Problem to solve →
Only the lines from the start of the data to the line containing "import plotly.graph_objects as go", both included, should be output, exactly and without pictures.

** Start Available data **

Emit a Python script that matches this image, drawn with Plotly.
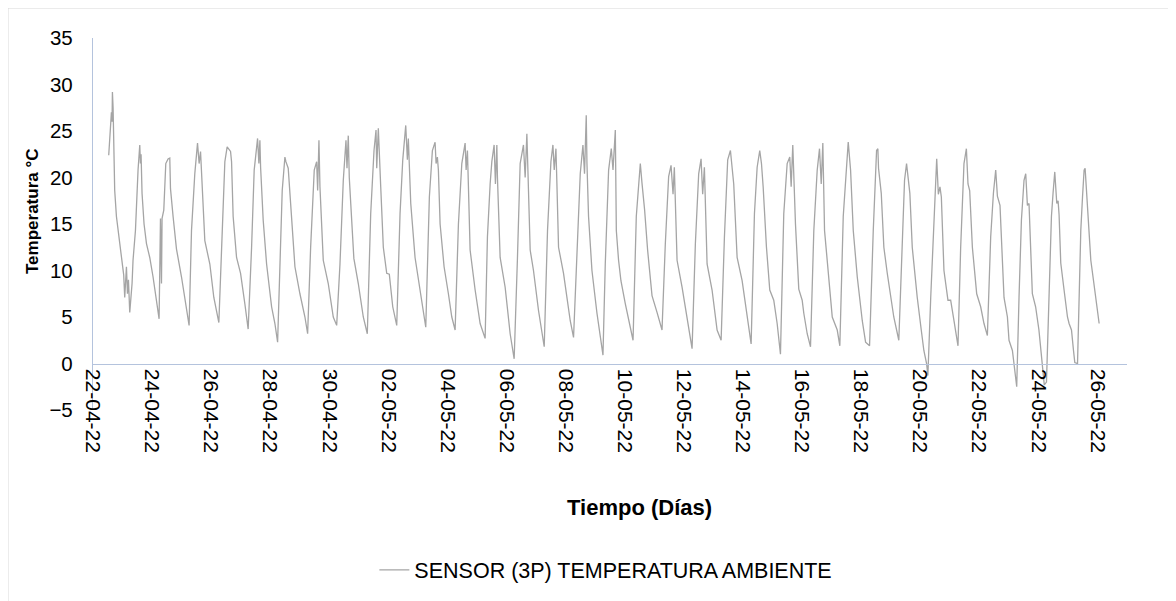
import pandas as pd
import plotly.graph_objects as go

# Tiempo: días transcurridos desde 22-04-2022 00:00
dias = [
    0.532, 0.590, 0.623, 0.645, 0.657, 0.680, 0.735, 0.793, 0.905, 0.983,
    1.040, 1.074, 1.132, 1.166, 1.200, 1.244, 1.322, 1.355, 1.437, 1.525,
    1.583, 1.606, 1.627, 1.660, 1.728, 1.810, 1.921, 2.033, 2.148, 2.237,
    2.284, 2.318, 2.338, 2.396, 2.464, 2.541, 2.599, 2.623, 2.711, 2.826,
    2.996, 3.165, 3.253, 3.334, 3.446, 3.538, 3.592, 3.640, 3.673, 3.728,
    3.785, 3.955, 4.090, 4.260, 4.385, 4.463, 4.541, 4.656, 4.690, 4.744,
    4.859, 4.995, 5.141, 5.252, 5.368, 5.456, 5.571, 5.615, 5.649, 5.673,
    5.761, 5.876, 6.045, 6.157, 6.249, 6.327, 6.405, 6.496, 6.530, 6.608,
    6.632, 6.723, 6.835, 7.004, 7.174, 7.265, 7.367, 7.489, 7.570, 7.604,
    7.648, 7.682, 7.794, 7.963, 8.133, 8.248, 8.360, 8.472, 8.563, 8.597,
    8.641, 8.675, 8.756, 8.830, 8.980, 9.149, 9.285, 9.400, 9.512, 9.580,
    9.604, 9.658, 9.739, 9.827, 9.942, 10.030, 10.146, 10.281, 10.393, 10.485,
    10.586, 10.641, 10.674, 10.756, 10.901, 11.095, 11.264, 11.386, 11.488, 11.579,
    11.613, 11.657, 11.691, 11.749, 11.884, 12.030, 12.145, 12.257, 12.369, 12.484,
    12.596, 12.630, 12.674, 12.708, 12.765, 12.935, 13.104, 13.273, 13.351, 13.443,
    13.500, 13.578, 13.622, 13.670, 13.690, 13.781, 13.951, 14.120, 14.256, 14.368,
    14.459, 14.571, 14.628, 14.686, 14.721, 14.798, 14.910, 15.080, 15.273, 15.385,
    15.500, 15.568, 15.612, 15.670, 15.703, 15.758, 15.927, 16.042, 16.154, 16.266,
    16.401, 16.493, 16.584, 16.638, 16.696, 16.720, 16.774, 16.889, 17.059, 17.171,
    17.262, 17.340, 17.453, 17.544, 17.602, 17.680, 17.714, 17.790, 17.870, 18.019,
    18.131, 18.280, 18.390, 18.526, 18.583, 18.672, 18.773, 18.922, 19.092, 19.261,
    19.373, 19.485, 19.566, 19.634, 19.678, 19.770, 19.939, 20.108, 20.278, 20.390,
    20.502, 20.583, 20.637, 20.695, 20.786, 20.955, 21.125, 21.261, 21.373, 21.484,
    21.576, 21.688, 21.803, 21.972, 22.085, 22.277, 22.389, 22.481, 22.569, 22.627,
    22.684, 22.796, 22.908, 23.043, 23.158, 23.270, 23.382, 23.497, 23.585, 23.632,
    23.687, 23.778, 23.890, 24.005, 24.060, 24.175, 24.287, 24.399, 24.514, 24.592,
    24.650, 24.704, 24.762, 24.874, 25.023, 25.192, 25.280, 25.395, 25.507, 25.564,
    25.643, 25.734, 25.870, 26.039, 26.151, 26.286, 26.411, 26.523, 26.567, 26.590,
    26.682, 26.770, 26.885, 27.020, 27.106, 27.276, 27.392, 27.470, 27.538, 27.596,
    27.650, 27.731, 27.900, 28.036, 28.124, 28.216, 28.260, 28.356, 28.448, 28.502,
    28.559, 28.614, 28.669, 28.716, 28.804, 28.940, 29.031, 29.143, 29.279, 29.370,
    29.482, 29.563, 29.618, 29.675, 29.766, 29.912, 30.047, 30.159, 30.274, 30.386,
    30.478, 30.556, 30.613, 30.701, 30.783, 30.837, 30.952, 31.006, 31.121, 31.267,
    31.345, 31.426, 31.514, 31.572, 31.629, 31.683, 31.796, 31.907, 32.019, 32.134,
    32.200, 32.274, 32.395, 32.442, 32.497, 32.555, 32.623, 32.667, 32.701, 32.758,
    32.870, 32.985, 33.039, 33.121, 33.189, 33.233, 33.325, 33.379, 33.436, 33.494,
    33.548, 33.582, 33.629, 33.684, 33.775, 33.867, 33.945, 34.057,
]

# Temperatura ambiente (°C)
temperatura = [
    22.4, 25.3, 27.0, 26.0, 29.2, 27.5, 18.6, 15.8, 12.9, 11.1,
    9.5, 7.1, 10.4, 7.5, 9.0, 5.5, 8.6, 11.1, 14.3, 20.8,
    23.5, 21.5, 22.5, 18.3, 15.0, 12.9, 11.4, 9.3, 6.4, 4.8,
    15.6, 8.6, 15.6, 16.5, 21.5, 22.0, 22.1, 18.8, 15.8, 12.3,
    9.3, 6.1, 4.1, 14.3, 20.4, 23.7, 21.5, 22.8, 20.4, 17.2,
    13.2, 10.7, 7.1, 4.4, 14.3, 21.7, 23.3, 22.8, 21.7, 15.8,
    11.4, 9.7, 6.4, 3.7, 12.5, 20.8, 24.2, 21.5, 24.0, 21.1,
    15.4, 10.7, 6.1, 4.3, 2.3, 10.0, 18.6, 22.2, 21.7, 21.0,
    19.9, 15.0, 10.4, 7.5, 5.0, 3.2, 12.5, 20.8, 21.7, 18.6,
    24.0, 19.0, 11.1, 8.6, 5.0, 4.1, 10.7, 19.7, 24.0, 21.0,
    24.5, 20.0, 15.8, 11.3, 8.6, 5.0, 3.2, 16.1, 22.9, 25.1,
    21.0, 25.3, 19.0, 12.5, 9.7, 9.6, 6.1, 4.1, 16.1, 21.9,
    25.6, 21.9, 24.2, 17.2, 11.4, 7.1, 3.9, 17.9, 22.9, 23.8,
    21.5, 22.2, 20.8, 15.0, 10.4, 7.5, 5.0, 3.6, 15.0, 21.5,
    23.7, 20.8, 22.9, 19.0, 12.2, 7.9, 4.3, 2.7, 13.6, 19.3,
    21.7, 23.5, 19.3, 23.5, 20.0, 11.4, 8.2, 3.2, 0.5, 11.4,
    21.5, 23.5, 20.0, 24.7, 20.8, 12.2, 10.0, 5.7, 1.8, 14.3,
    21.7, 23.5, 20.8, 23.1, 19.3, 12.5, 9.7, 7.1, 4.6, 2.8,
    12.5, 20.4, 23.5, 20.4, 26.7, 21.5, 15.8, 10.0, 5.4, 2.8,
    0.9, 10.7, 20.8, 23.1, 20.8, 25.1, 14.3, 11.1, 8.9, 6.4,
    4.6, 2.5, 15.8, 21.5, 19.4, 16.5, 12.2, 7.3, 5.5, 3.6,
    12.9, 20.1, 21.3, 18.2, 21.1, 11.1, 8.2, 5.0, 1.6, 12.9,
    20.4, 22.0, 18.2, 21.1, 10.7, 7.9, 3.6, 2.5, 13.6, 21.9,
    22.9, 19.3, 11.4, 8.9, 6.4, 2.1, 16.1, 21.1, 22.9, 21.5,
    19.0, 12.5, 7.9, 6.8, 4.3, 1.0, 16.1, 21.5, 22.2, 19.0,
    23.5, 15.0, 8.0, 6.8, 5.4, 3.2, 1.8, 14.3, 20.8, 23.1,
    19.3, 23.7, 14.3, 10.0, 5.0, 3.6, 1.9, 15.8, 21.5, 23.8,
    20.8, 14.3, 9.3, 4.6, 2.3, 1.9, 14.3, 22.9, 23.1, 21.0,
    18.3, 12.5, 9.7, 7.1, 5.0, 2.5, 14.3, 19.7, 21.5, 19.7,
    18.3, 12.5, 7.1, 3.6, 1.4, 0.0, -1.3, 7.1, 14.3, 19.3,
    22.0, 18.2, 19.0, 17.9, 10.0, 6.8, 6.8, 4.6, 1.9, 12.5,
    21.5, 23.1, 19.3, 18.6, 12.5, 7.5, 6.1, 4.3, 3.0, 13.6,
    18.3, 20.8, 18.0, 17.0, 10.7, 7.1, 5.0, 2.5, 1.4, -2.5,
    7.1, 15.4, 19.7, 20.4, 17.0, 17.2, 7.5, 6.1, 3.6, -0.7,
    -2.3, -2.0, 10.0, 15.8, 18.3, 20.6, 17.2, 17.5, 16.0, 10.8,
    7.9, 5.0, 4.3, 3.6, 1.4, 0.1, 0.0, 7.1, 14.3, 17.9,
    20.8, 21.0, 18.3, 15.8, 11.1, 8.9, 7.1, 4.3,
]

fecha_inicio = "2022-04-22"
fecha_fin = "2022-05-27"
nombre_serie = "SENSOR (3P) TEMPERATURA AMBIENTE"

fechas = pd.Timestamp(fecha_inicio) + pd.to_timedelta(dias, unit="D")

FONT = "Liberation Sans, Arial, sans-serif"
AXIS_COLOR = "#B4C3DD"

fig = go.Figure()
fig.add_trace(go.Scatter(
    x=fechas, y=temperatura, mode="lines", name=nombre_serie,
    line=dict(color="#A5A5A5", width=1.3),
    showlegend=True,
))

fig.update_layout(
    width=1176, height=601,
    margin=dict(l=85, r=57, t=30, b=199),
    paper_bgcolor="white", plot_bgcolor="white",
    font=dict(family=FONT, color="#000000", size=21),
    xaxis=dict(
        type="date",
        range=[fecha_inicio, fecha_fin],
        tick0=fecha_inicio, dtick=2 * 86400000,
        tickformat="%d-%m-%y", tickangle=90,
        tickfont=dict(size=21, color="#000000"),
        showgrid=False, zeroline=False,
        showline=True, linecolor=AXIS_COLOR, linewidth=1.3,
        ticks="", anchor="free", position=5 / 40,
    ),
    yaxis=dict(
        range=[-5, 35], dtick=5, tick0=0,
        tickfont=dict(size=20.5, color="#000000"),
        showgrid=False, zeroline=False,
        showline=True, linecolor=AXIS_COLOR, linewidth=1.3,
        ticks="", ticklabelstandoff=15,
    ),
    legend=dict(
        orientation="h", x=0.496, xanchor="center", y=-0.43, yanchor="middle",
        font=dict(size=21.5, color="#000000"), bgcolor="rgba(0,0,0,0)",
    ),
    annotations=[
        dict(text="<b>Temperatura °C</b>", xref="paper", yref="paper",
             x=-0.058, y=0.535, textangle=-90, showarrow=False,
             font=dict(size=17, color="#000000"), xanchor="center", yanchor="middle"),
        dict(text="<b>Tiempo (Días)</b>", xref="paper", yref="paper",
             x=0.529, y=-0.263, showarrow=False,
             font=dict(size=22, color="#000000"), xanchor="center", yanchor="middle"),
    ],
    shapes=[
        dict(type="rect", xref="paper", yref="paper",
             x0=-0.0822, y0=1.0806, x1=1.2, y1=-1.0,
             line=dict(color="#D9D9D9", width=1), fillcolor="rgba(0,0,0,0)",
             layer="below"),
    ],
)

fig.write_html("out.html")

** End Available data **

Solution to this task →
Emit a Python script that matches this image, drawn with Plotly.
import pandas as pd
import plotly.graph_objects as go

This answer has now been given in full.